Um es klar zu sagen: Die Europäische Kommission ist nicht das Europäische Finanzamt. Sie stellt keine Steuerbescheide aus, und sie legt auch nicht fest, wie hoch oder niedrig die Abgaben sind, die ein Unternehmen zu zahlen hat. Das ist Sache jedes einzelnen EU-Landes. Trotzdem ist es gut, dass sich die Behörde aus Brüssel in die nationale Steuerpolitik einmischt. Denn das Gebaren mancher Staaten hat nichts mit fairem Wettbewerb zu tun. Es gefährdet nicht nur die Stabilität und die Haushalte jener Länder, aus denen die Konzerne ursprünglich kommen. Es gefährdet auch ein Stück weit die Stabilität der Gesellschaft. Denn eine Europäische Union ist keine Union, wenn die Bürger den berechtigten Eindruck haben, dass die Lasten höchst ungleich verteilt sind.

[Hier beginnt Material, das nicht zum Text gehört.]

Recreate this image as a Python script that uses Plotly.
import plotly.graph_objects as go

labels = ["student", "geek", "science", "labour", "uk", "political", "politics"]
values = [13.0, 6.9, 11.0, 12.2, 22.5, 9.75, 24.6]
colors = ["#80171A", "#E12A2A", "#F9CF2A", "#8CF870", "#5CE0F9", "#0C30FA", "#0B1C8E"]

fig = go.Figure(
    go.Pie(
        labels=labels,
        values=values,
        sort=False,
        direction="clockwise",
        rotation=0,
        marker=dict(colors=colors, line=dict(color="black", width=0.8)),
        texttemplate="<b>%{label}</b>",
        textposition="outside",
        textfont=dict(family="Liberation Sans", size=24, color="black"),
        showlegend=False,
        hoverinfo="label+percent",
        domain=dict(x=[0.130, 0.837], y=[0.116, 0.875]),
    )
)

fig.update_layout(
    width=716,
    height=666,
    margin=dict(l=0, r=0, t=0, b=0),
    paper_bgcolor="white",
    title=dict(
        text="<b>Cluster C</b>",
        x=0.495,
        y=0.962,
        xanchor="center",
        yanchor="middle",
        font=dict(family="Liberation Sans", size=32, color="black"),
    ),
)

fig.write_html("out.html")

Es muss deshalb ein einfacher Grundsatz gelten: Unternehmen haben ihre Steuern dort zu zahlen, wo sie ihre Gewinne machen. Um das zu erreichen, braucht es einen Pakt, der verbindliche Kriterien festlegt. Die EU-Staaten müssen sich darauf verpflichten, den unfairen Steuerwettbewerb zu beenden. Es muss klar geregelt sein, was bei Unternehmensteuern erlaubt ist und was nicht. Es gilt dabei auch, Mindeststeuersätze festzulegen, die niemand unterschreiten darf. Wer das doch tut, muss mit Sanktionen rechnen. Gäbe es diesen Pakt, müsste sich die EU-Kommission nicht länger mit der Krücke des sogenannten Beihilfeverfahrens behelfen. Und dann gäbe es auch nicht länger die Paradoxie des geltenden Wettbewerbsrechts: Die Konzerne sollen den erhaltenen Steuerrabatt an Länder zurückzahlen, die das Geld gar nicht wollen.

Nun ist es nicht so, dass seit der Lux-Leaks-Affäre und den Enthüllungen der Panama Papers gar nichts passiert wäre. Doch noch immer fehlt es an einer glaubwürdigen Allianz gegen Steuerflucht. Der Kreis der G 20 ist dafür der richtige. Die Staaten sollten für einen ehrlichen Steuerwettbewerb eintreten. Davon würden alle profitieren, auch die EU-Kritiker aus Washington. Denn am Ende steigert ein hohes Aufkommen an Unternehmensteuern den globalen Wohlstand. Genau das muss das politische Ziel sein. Weltweit.